Futurs de la ville aux étoiles. Matisse, Miro, Calder… Musée de la Vieille Charité – Marseille
Par Myriam Trefi
Visite de l’exposition « Futurs » à la Vieille Charité, avec Guillaume Theulière, commissaire de l’exposition.
C’est votre âme d’enfant qui est convoquée à la vieille Charité pour l’exposition « Futurs » ; celle qui s’emballe pour les découvertes et le progrès, celle qui craint d’en être le jouet et celle qui inlassablement rêve de mondes meilleurs.
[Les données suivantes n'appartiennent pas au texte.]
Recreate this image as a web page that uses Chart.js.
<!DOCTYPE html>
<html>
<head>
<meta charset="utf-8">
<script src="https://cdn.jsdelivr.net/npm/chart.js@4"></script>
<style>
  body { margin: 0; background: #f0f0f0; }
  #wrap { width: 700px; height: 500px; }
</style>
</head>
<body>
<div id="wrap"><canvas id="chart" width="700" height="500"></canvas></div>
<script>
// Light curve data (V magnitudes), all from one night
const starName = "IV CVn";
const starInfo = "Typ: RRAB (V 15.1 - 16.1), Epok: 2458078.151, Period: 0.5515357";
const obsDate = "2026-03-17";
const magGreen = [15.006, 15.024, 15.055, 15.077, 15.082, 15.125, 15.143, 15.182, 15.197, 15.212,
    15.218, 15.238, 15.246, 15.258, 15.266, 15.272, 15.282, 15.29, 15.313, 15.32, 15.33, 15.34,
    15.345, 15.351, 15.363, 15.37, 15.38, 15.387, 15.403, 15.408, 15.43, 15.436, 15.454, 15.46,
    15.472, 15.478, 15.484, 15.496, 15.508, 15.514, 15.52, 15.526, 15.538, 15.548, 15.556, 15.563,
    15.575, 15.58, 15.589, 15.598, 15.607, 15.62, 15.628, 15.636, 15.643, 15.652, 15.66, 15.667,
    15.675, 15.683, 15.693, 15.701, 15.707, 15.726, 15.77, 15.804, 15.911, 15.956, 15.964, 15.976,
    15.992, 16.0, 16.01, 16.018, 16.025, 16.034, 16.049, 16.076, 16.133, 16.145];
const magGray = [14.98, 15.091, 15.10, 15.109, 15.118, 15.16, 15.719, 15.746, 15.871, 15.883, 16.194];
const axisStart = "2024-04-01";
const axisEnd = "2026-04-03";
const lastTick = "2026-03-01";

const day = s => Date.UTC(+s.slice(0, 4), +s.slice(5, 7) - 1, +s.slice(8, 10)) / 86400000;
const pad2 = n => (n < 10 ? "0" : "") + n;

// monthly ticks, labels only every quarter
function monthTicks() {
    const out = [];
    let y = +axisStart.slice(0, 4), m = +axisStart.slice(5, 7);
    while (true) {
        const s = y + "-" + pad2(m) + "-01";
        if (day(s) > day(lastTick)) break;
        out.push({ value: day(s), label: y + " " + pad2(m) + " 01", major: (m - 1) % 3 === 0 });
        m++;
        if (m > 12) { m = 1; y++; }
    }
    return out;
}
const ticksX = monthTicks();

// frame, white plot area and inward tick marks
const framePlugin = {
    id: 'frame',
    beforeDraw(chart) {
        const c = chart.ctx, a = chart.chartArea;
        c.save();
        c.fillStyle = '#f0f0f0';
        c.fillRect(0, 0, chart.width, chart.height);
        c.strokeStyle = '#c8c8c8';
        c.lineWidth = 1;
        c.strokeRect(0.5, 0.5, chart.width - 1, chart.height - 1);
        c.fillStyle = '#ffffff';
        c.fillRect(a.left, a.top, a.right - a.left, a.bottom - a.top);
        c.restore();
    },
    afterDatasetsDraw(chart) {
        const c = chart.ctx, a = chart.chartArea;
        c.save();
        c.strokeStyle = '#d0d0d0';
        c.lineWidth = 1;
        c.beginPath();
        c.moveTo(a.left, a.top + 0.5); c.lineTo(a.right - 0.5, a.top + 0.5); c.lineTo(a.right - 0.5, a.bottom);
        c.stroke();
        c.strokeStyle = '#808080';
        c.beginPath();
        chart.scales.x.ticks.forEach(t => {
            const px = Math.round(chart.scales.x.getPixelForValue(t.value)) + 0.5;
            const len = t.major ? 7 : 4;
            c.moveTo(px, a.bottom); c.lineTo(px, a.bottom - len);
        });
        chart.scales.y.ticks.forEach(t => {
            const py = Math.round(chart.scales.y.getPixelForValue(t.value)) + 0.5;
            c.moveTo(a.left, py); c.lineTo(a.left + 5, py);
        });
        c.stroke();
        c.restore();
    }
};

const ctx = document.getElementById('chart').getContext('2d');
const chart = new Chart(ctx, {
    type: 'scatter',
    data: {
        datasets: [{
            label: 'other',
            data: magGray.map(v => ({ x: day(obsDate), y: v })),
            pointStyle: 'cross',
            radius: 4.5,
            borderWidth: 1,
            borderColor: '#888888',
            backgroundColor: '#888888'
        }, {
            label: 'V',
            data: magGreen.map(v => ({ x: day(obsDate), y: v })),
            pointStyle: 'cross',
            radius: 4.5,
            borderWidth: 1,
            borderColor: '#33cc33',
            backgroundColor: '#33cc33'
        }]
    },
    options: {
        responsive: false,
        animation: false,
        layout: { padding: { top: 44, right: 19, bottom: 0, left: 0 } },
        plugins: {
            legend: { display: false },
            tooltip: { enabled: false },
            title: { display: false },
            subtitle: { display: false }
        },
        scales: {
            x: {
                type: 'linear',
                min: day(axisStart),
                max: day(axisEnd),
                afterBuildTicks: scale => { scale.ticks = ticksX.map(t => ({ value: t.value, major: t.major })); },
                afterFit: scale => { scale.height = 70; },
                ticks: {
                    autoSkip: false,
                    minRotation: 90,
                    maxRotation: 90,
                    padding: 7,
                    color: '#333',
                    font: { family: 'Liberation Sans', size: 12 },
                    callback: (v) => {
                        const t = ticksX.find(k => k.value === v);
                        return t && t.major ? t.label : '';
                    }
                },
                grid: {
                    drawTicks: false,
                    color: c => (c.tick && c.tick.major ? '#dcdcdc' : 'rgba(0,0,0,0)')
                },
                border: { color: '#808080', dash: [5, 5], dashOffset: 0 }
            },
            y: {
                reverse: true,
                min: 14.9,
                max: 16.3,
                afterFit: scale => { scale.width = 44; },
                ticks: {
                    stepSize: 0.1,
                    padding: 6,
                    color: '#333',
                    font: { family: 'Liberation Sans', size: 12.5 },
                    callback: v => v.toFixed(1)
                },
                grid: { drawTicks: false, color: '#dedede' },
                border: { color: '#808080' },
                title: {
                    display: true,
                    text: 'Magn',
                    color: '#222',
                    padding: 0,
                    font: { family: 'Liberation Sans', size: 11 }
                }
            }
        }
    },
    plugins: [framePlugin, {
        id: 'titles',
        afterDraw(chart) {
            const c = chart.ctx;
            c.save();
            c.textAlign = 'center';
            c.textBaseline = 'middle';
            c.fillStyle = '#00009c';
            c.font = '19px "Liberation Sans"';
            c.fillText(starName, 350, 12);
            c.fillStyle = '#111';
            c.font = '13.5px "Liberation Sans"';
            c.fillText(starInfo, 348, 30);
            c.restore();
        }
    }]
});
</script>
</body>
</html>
Dans le cadre superbement rénové de la Vieille charité, perchée dans le quartier du Panier à Marseille, se tient l’exposition « Futurs », une promenade du début du 20ème siècle jusqu’à aujourd’hui. Mise en scène par Christine Poulain, son commissaire d’exposition, et Guillaume Theulière, conservateur à la vieille Charité, autour de trois titres devenus des classiques de l’imagerie de la science-Fiction « Métropolis », « la Guerre des Mondes » et « l’Odyssée de l’espace », « Futurs » déploie ses trésors en trois volets. A travers 115 œuvres d’importance, de 88 artistes, venues des quatre coins du monde, nous retrouvons tous les mouvements majeurs de l’histoire de l’art moderne et contemporaine. Certaines œuvres peu exposées sont mises lumière et d’autres ont pu quitter leurs musées d’origine ou des collections particulières pour nous offrir cette découverte.
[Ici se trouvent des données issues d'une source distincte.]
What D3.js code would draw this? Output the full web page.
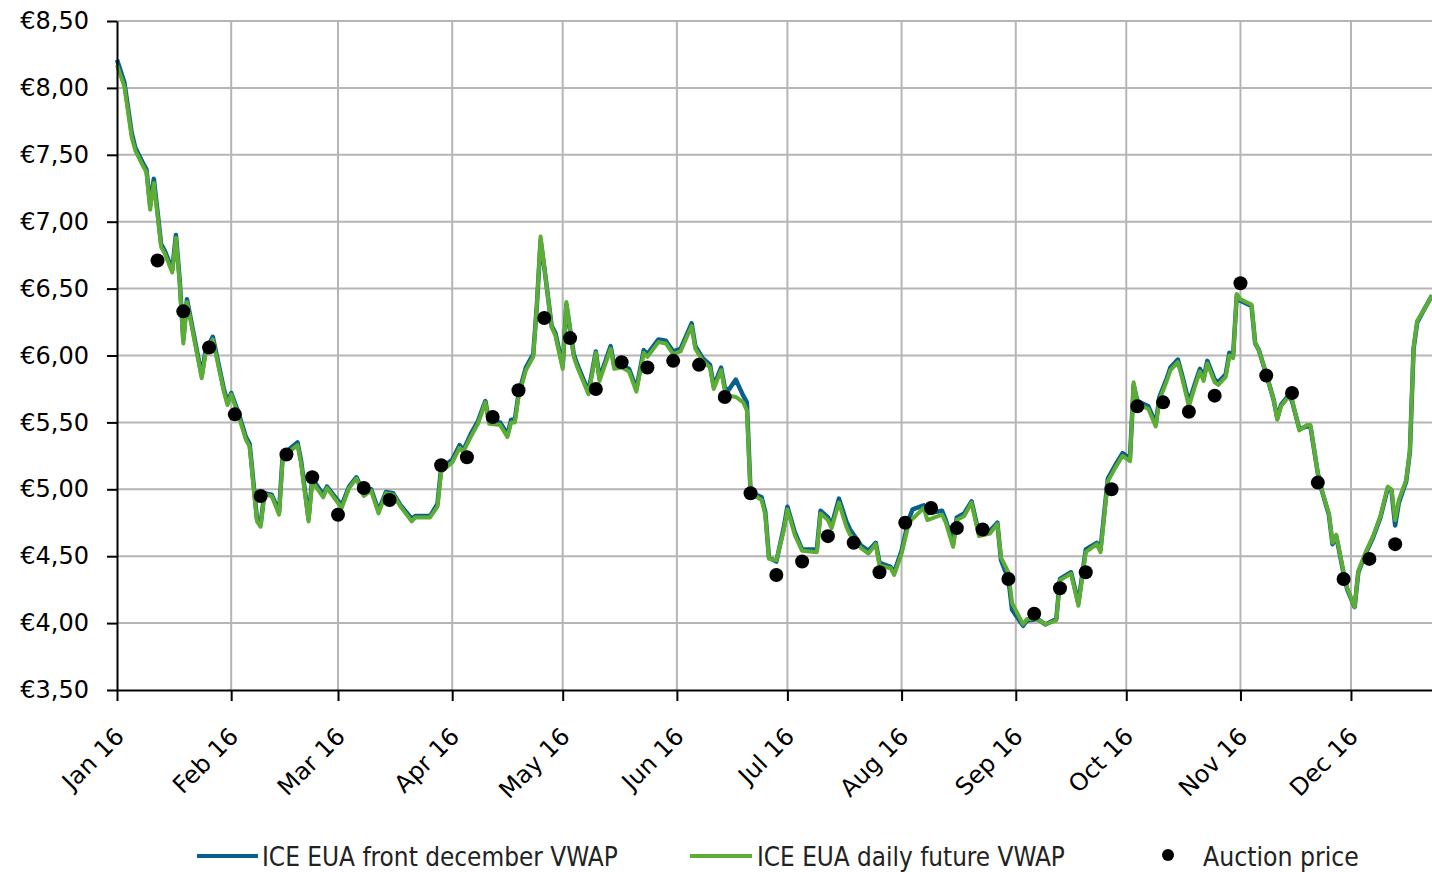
<!DOCTYPE html>
<html>
<head>
<meta charset="utf-8">
<script src="https://cdn.jsdelivr.net/npm/d3@7"></script>
<style>
  html, body { margin: 0; padding: 0; background: #fff; }
  svg { display: block; }
</style>
</head>
<body>
<svg id="chart" width="1432" height="872"></svg>
<script>
// ---------- DATA ----------
const dates = [
"2016-01-01","2016-01-03","2016-01-05","2016-01-06","2016-01-08","2016-01-09","2016-01-10","2016-01-11","2016-01-13","2016-01-14","2016-01-16","2016-01-17","2016-01-18","2016-01-19","2016-01-20","2016-01-24","2016-01-25","2016-01-27","2016-01-30","2016-01-31",
"2016-02-01","2016-02-03","2016-02-05","2016-02-06","2016-02-08","2016-02-09","2016-02-10","2016-02-12","2016-02-14","2016-02-15","2016-02-19","2016-02-20","2016-02-22","2016-02-23","2016-02-26","2016-02-27",
"2016-03-02","2016-03-04","2016-03-06","2016-03-08","2016-03-10","2016-03-12","2016-03-14","2016-03-16","2016-03-18","2016-03-21","2016-03-22","2016-03-26","2016-03-28","2016-03-29",
"2016-04-01","2016-04-03","2016-04-04","2016-04-06","2016-04-08","2016-04-10","2016-04-11","2016-04-14","2016-04-16","2016-04-17","2016-04-18","2016-04-19","2016-04-21","2016-04-23","2016-04-24","2016-04-25","2016-04-26","2016-04-28","2016-04-29",
"2016-05-01","2016-05-02","2016-05-04","2016-05-05","2016-05-08","2016-05-10","2016-05-11","2016-05-14","2016-05-15","2016-05-17","2016-05-19","2016-05-21","2016-05-23","2016-05-24","2016-05-27","2016-05-29","2016-05-31",
"2016-06-02","2016-06-05","2016-06-06","2016-06-08","2016-06-10","2016-06-11","2016-06-13","2016-06-14","2016-06-15","2016-06-17","2016-06-19","2016-06-20","2016-06-21","2016-06-24","2016-06-25","2016-06-26","2016-06-28","2016-06-30",
"2016-07-01","2016-07-03","2016-07-05","2016-07-09","2016-07-10","2016-07-12","2016-07-13","2016-07-15","2016-07-17","2016-07-18","2016-07-21","2016-07-23","2016-07-25","2016-07-26","2016-07-29","2016-07-30",
"2016-08-01","2016-08-03","2016-08-04","2016-08-07","2016-08-08","2016-08-12","2016-08-13","2016-08-15","2016-08-16","2016-08-18","2016-08-20","2016-08-22","2016-08-25","2016-08-27","2016-08-28","2016-08-30","2016-08-31",
"2016-09-03","2016-09-04","2016-09-07","2016-09-09","2016-09-12","2016-09-13","2016-09-16","2016-09-18","2016-09-20","2016-09-23","2016-09-24","2016-09-26","2016-09-28","2016-09-30",
"2016-10-02","2016-10-03","2016-10-04","2016-10-07","2016-10-09","2016-10-10","2016-10-12","2016-10-13","2016-10-15","2016-10-16","2016-10-18","2016-10-20","2016-10-21","2016-10-22","2016-10-23","2016-10-25","2016-10-26","2016-10-28","2016-10-29","2016-10-30","2016-10-31",
"2016-11-01","2016-11-04","2016-11-05","2016-11-06","2016-11-08","2016-11-10","2016-11-11","2016-11-12","2016-11-14","2016-11-15","2016-11-17","2016-11-19","2016-11-20","2016-11-22","2016-11-23","2016-11-25","2016-11-26","2016-11-27","2016-11-29","2016-11-30",
"2016-12-02","2016-12-03","2016-12-05","2016-12-07","2016-12-09","2016-12-11","2016-12-12","2016-12-13","2016-12-14","2016-12-16","2016-12-17","2016-12-18","2016-12-19","2016-12-21","2016-12-23"
];

// ICE EUA daily future VWAP (green)
const dailyFuture = [
8.17,8.01,7.63,7.53,7.42,7.37,7.09,7.29,6.81,6.76,6.62,6.88,6.55,6.09,6.40,5.83,6.01,6.12,5.73,5.63,
5.71,5.55,5.37,5.32,4.76,4.72,4.96,4.95,4.81,5.24,5.33,5.19,4.76,5.06,4.94,5.01,
4.86,5.01,5.08,4.95,4.99,4.82,4.97,4.96,4.87,4.76,4.79,4.79,4.87,5.13,
5.20,5.31,5.28,5.39,5.49,5.65,5.49,5.48,5.39,5.50,5.50,5.69,5.89,5.99,6.38,6.89,6.66,6.21,6.15,
5.90,6.40,5.99,5.91,5.71,6.02,5.81,6.05,5.90,5.91,5.88,5.73,6.02,5.99,6.10,6.09,6.01,
6.03,6.22,6.05,5.96,5.91,5.75,5.89,5.74,5.70,5.69,5.65,5.59,4.97,4.92,4.81,4.48,4.47,4.69,
4.85,4.66,4.54,4.53,4.82,4.77,4.71,4.90,4.72,4.66,4.56,4.52,4.59,4.43,4.41,4.36,
4.52,4.75,4.78,4.86,4.77,4.81,4.75,4.57,4.77,4.80,4.90,4.65,4.67,4.74,4.49,4.38,4.15,
3.99,4.03,4.03,3.99,4.02,4.32,4.37,4.13,4.53,4.59,4.53,5.06,5.16,5.25,
5.21,5.80,5.64,5.60,5.47,5.67,5.81,5.89,5.95,5.85,5.62,5.80,5.88,5.81,5.94,5.80,5.78,5.84,6.00,5.98,6.46,
6.42,6.38,6.09,6.04,5.86,5.67,5.52,5.62,5.69,5.67,5.44,5.48,5.48,5.12,5.00,4.82,4.60,4.66,4.38,4.26,
4.12,4.39,4.53,4.65,4.80,5.02,5.00,4.77,4.92,5.07,5.29,6.06,6.26,6.35,6.45
];

// ICE EUA front december VWAP (blue)
const frontDecember = [
8.21,8.04,7.66,7.55,7.44,7.39,7.12,7.32,6.83,6.78,6.64,6.90,6.57,6.12,6.42,5.85,6.03,6.14,5.75,5.65,
5.72,5.57,5.39,5.34,4.78,4.74,4.97,4.96,4.83,5.26,5.35,5.21,4.78,5.08,4.96,5.02,
4.88,5.02,5.09,4.97,5.00,4.84,4.98,4.97,4.88,4.78,4.80,4.80,4.89,5.16,
5.22,5.33,5.29,5.41,5.51,5.66,5.51,5.50,5.41,5.52,5.52,5.71,5.91,6.01,6.38,6.86,6.66,6.22,6.17,
5.92,6.38,6.01,5.93,5.73,6.03,5.83,6.07,5.92,5.93,5.90,5.75,6.04,6.01,6.12,6.11,6.03,
6.05,6.24,6.07,5.98,5.93,5.77,5.91,5.76,5.74,5.82,5.70,5.65,4.98,4.94,4.83,4.49,4.46,4.71,
4.87,4.68,4.55,4.55,4.84,4.79,4.73,4.93,4.76,4.70,4.58,4.54,4.60,4.45,4.42,4.38,
4.54,4.78,4.85,4.88,4.82,4.84,4.77,4.59,4.79,4.82,4.91,4.67,4.69,4.75,4.47,4.33,4.10,
3.98,4.02,4.03,3.99,4.03,4.33,4.38,4.15,4.55,4.60,4.55,5.08,5.18,5.27,
5.23,5.78,5.66,5.62,5.49,5.69,5.83,5.91,5.97,5.87,5.65,5.82,5.90,5.83,5.96,5.82,5.80,5.86,6.02,6.00,6.45,
6.41,6.37,6.09,6.04,5.86,5.67,5.53,5.63,5.70,5.66,5.45,5.47,5.47,5.12,5.00,4.81,4.59,4.65,4.37,4.25,
4.12,4.38,4.52,4.64,4.79,5.01,4.99,4.73,4.90,5.06,5.28,6.05,6.25,6.35,6.45
];

const auctionDates = [
"2016-01-12","2016-01-19","2016-01-26","2016-02-02","2016-02-09","2016-02-16","2016-02-23","2016-03-01","2016-03-08","2016-03-15","2016-03-29",
"2016-04-05","2016-04-12","2016-04-19","2016-04-26","2016-05-03","2016-05-10","2016-05-17","2016-05-24","2016-05-31","2016-06-07","2016-06-14",
"2016-06-21","2016-06-28","2016-07-05","2016-07-12","2016-07-19","2016-07-26","2016-08-02","2016-08-09","2016-08-16","2016-08-23","2016-08-30",
"2016-09-06","2016-09-13","2016-09-20","2016-09-27","2016-10-04","2016-10-11","2016-10-18","2016-10-25","2016-11-01","2016-11-08","2016-11-15",
"2016-11-22","2016-11-29","2016-12-06","2016-12-13"
];
const auctionPrices = [
6.71,6.33,6.06,5.56,4.95,5.26,5.09,4.81,5.01,4.92,5.18,
5.24,5.54,5.74,6.28,6.13,5.75,5.95,5.91,5.96,5.93,5.69,
4.97,4.36,4.46,4.65,4.60,4.38,4.75,4.86,4.71,4.70,4.33,
4.07,4.26,4.38,5.00,5.62,5.65,5.58,5.70,6.54,5.85,5.72,
5.05,4.33,4.48,4.59
];

const yTicks = [3.5,4.0,4.5,5.0,5.5,6.0,6.5,7.0,7.5,8.0,8.5];
const seriesNames = ["ICE EUA front december VWAP","ICE EUA daily future VWAP","Auction price"];
const xStart = "2016-01-01", xEnd = "2016-12-23";

// ---------- CHART ----------
const parse = d3.timeParse("%Y-%m-%d");
const svg = d3.select("#chart");
const m = {left:117, right:1432, top:21, bottom:690};

const x = d3.scaleTime().domain([parse(xStart), parse(xEnd)]).range([m.left, m.right]);
const y = d3.scaleLinear().domain([3.5, 8.5]).range([m.bottom, m.top]);

const COL_BLUE = "#0b5f8c", COL_GREEN = "#5cad33", GRID = "#b5b5b5";
const tickFont = "'DejaVu Sans', Verdana, sans-serif";

// gridlines
const months = d3.timeMonth.range(parse("2016-01-01"), parse("2016-12-24"));
svg.append("g").selectAll("line.hg").data(yTicks.slice(1)).join("line")
  .attr("x1", m.left).attr("x2", m.right)
  .attr("y1", d => y(d)).attr("y2", d => y(d))
  .attr("stroke", GRID).attr("stroke-width", 2);
svg.append("g").selectAll("line.vg").data(months.slice(1)).join("line")
  .attr("x1", d => x(d)).attr("x2", d => x(d))
  .attr("y1", m.top).attr("y2", m.bottom)
  .attr("stroke", GRID).attr("stroke-width", 2);

// lines
const frontData = dates.map((d,i) => ({date: parse(d), v: frontDecember[i]}));
const dailyData = dates.map((d,i) => ({date: parse(d), v: dailyFuture[i]}));
const line = d3.line().x(d => x(d.date)).y(d => y(d.v));

svg.append("path").datum(frontData).attr("d", line)
  .attr("fill","none").attr("stroke", COL_BLUE).attr("stroke-width", 4.5).attr("stroke-linejoin","round");
svg.append("path").datum(dailyData).attr("d", line)
  .attr("fill","none").attr("stroke", COL_GREEN).attr("stroke-width", 4).attr("stroke-linejoin","round");

// auction dots
svg.append("g").selectAll("circle").data(auctionDates.map((d,i)=>({date: parse(d), v: auctionPrices[i]}))).join("circle")
  .attr("cx", d => x(d.date)).attr("cy", d => y(d.v)).attr("r", 7).attr("fill", "#000");

// axes
const fmt = v => "€" + d3.format(".2f")(v).replace(".", ",");
const yAxis = svg.append("g").attr("transform", `translate(${m.left},0)`)
  .call(d3.axisLeft(y).tickValues(yTicks).tickFormat(fmt).tickSize(10).tickSizeOuter(0).tickPadding(18));
yAxis.select(".domain").attr("stroke","#000").attr("stroke-width",2);
yAxis.selectAll(".tick line").attr("stroke","#000").attr("stroke-width",2);
yAxis.selectAll(".tick text").attr("font-family", tickFont).attr("font-size", 24).attr("fill","#000");

const xAxis = svg.append("g").attr("transform", `translate(0,${m.bottom})`)
  .call(d3.axisBottom(x).tickValues(months).tickFormat(d3.timeFormat("%b %y")).tickSize(11).tickSizeOuter(0));
xAxis.select(".domain").attr("stroke","#000").attr("stroke-width",2);
xAxis.selectAll(".tick line").attr("stroke","#000").attr("stroke-width",2);
xAxis.selectAll(".tick text")
  .attr("font-family", tickFont).attr("font-size", 24).attr("fill","#000")
  .attr("text-anchor","end").attr("dy", null).attr("y", null)
  .attr("transform", "translate(8,48) rotate(-45)");

// legend
const legFont = "'Liberation Sans Narrow', 'DejaVu Sans Condensed', sans-serif";
const leg = svg.append("g");
const legItems = [
  {name: seriesNames[0], type:"line", color: COL_BLUE, sx: 197, sw: 61, tx: 262, tw: 356},
  {name: seriesNames[1], type:"line", color: COL_GREEN, sx: 690, sw: 62, tx: 757, tw: 308},
  {name: seriesNames[2], type:"dot", color: "#000", sx: 1168, sw: 0, tx: 1203, tw: 156}
];
legItems.forEach(it => {
  if (it.type === "line") {
    leg.append("line").attr("x1", it.sx).attr("x2", it.sx + it.sw).attr("y1", 856).attr("y2", 856)
      .attr("stroke", it.color).attr("stroke-width", 4);
  } else {
    leg.append("circle").attr("cx", it.sx).attr("cy", 855).attr("r", 6).attr("fill", it.color);
  }
  const t = leg.append("text").attr("x", it.tx).attr("y", 866)
    .attr("font-family", legFont).attr("font-size", 30).attr("fill", "#222").text(it.name);
  const w = t.node().getComputedTextLength();
  if (w > 0) t.attr("font-size", (30 * it.tw / w).toFixed(2));
});
</script>
</body>
</html>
La Vieille Charité à Marseille, un lieu a priori peu prédestiné à une telle flânerie car initialement commandé par Louis XIV à Pierre Puget, l’architecte prodigue, comme « maison des gueux ». Aujourd’hui, jusque dans la Chapelle, des œuvres sont exposées pour leur plus grand bénéfice car magnifiquement mises en valeur.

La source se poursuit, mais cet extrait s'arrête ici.